Riffraff




By most counts, RiffRaff (Ted Tetzlaff, RKO) should qualify as an ideal noir example: purloined letter narrative; a Latin-American setting, half romanticized, half contemporary; femme fatale character; big-business-as-crime thematics; and a hard-boiled character who stumbles into a crime. There are probably two things that have kept it far from the noir canon. The lead character Dan Hammer is played by Pat O Brien, whose aging star image does not quite fit or carry the role. This is compounded by Ted Tetzlaff's direction, which even by the standards of a low-budget programmer tends to be wooden in directing actors.

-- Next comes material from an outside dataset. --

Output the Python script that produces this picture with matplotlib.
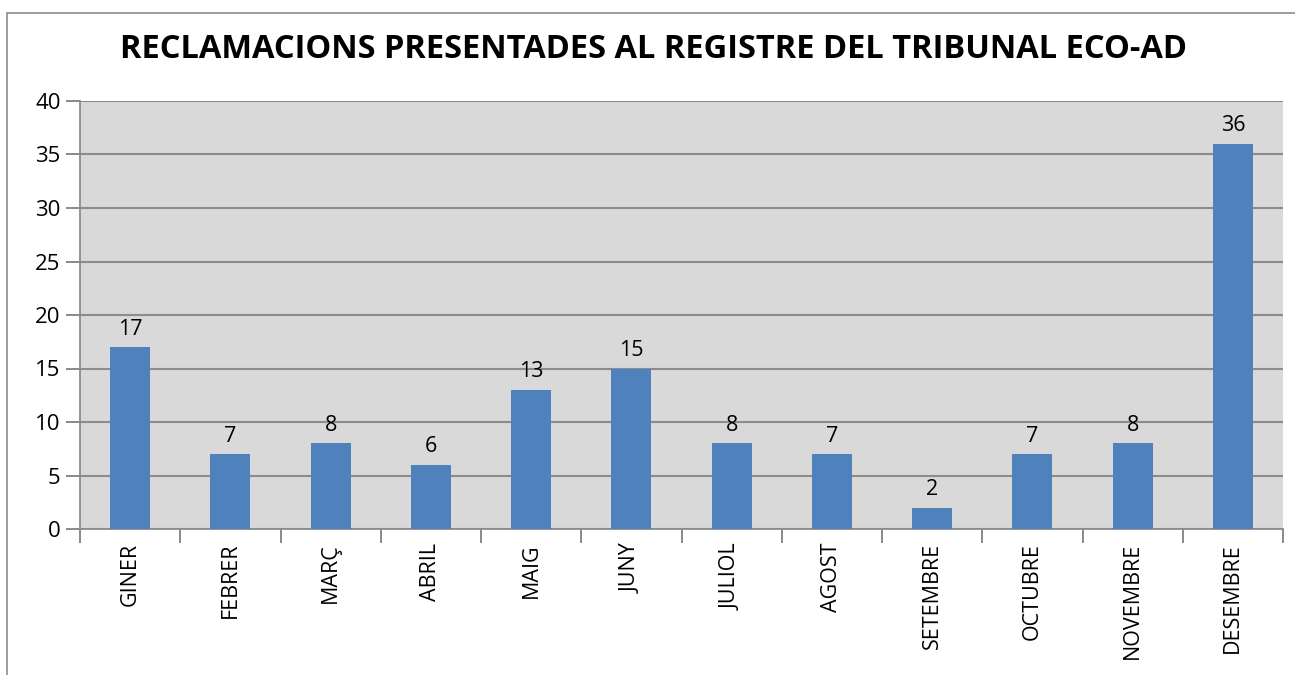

But Tetzlaff, known primarily as a cinematographer, brings a remarkable visual style to the film. The opening scene is a virtuoso example of visual storytelling, with little dialogue at all. Instead, there are a a series of camera movements that reframe the space of an airport hanger and airplane, slowly revealing characters and establishing their relationship to one another. (Sorry for the poor image quality: these were photographed from a TCM broadcast.)


 

David Bordwell has a terrific discussion of Tetzlaff's work as cinematographer at Columbia in the early 1930s. Here, George Diskant is the cinematographer, but it's hard not to see some of Tetzlaff's visual aesthetic at play. Tight framing, expressive fill lighting, and visual jokes - with the final keyhole shot reminiscent of the shots Bordwell notes in Tetzlaff's early 30s films.

Riffraff lacks the realist-meets-modernism cinematography of a John Alton film or a Union Station - Tetzlaff would go this direction the following year in The Window -  but it's very much a cinematographer's movie.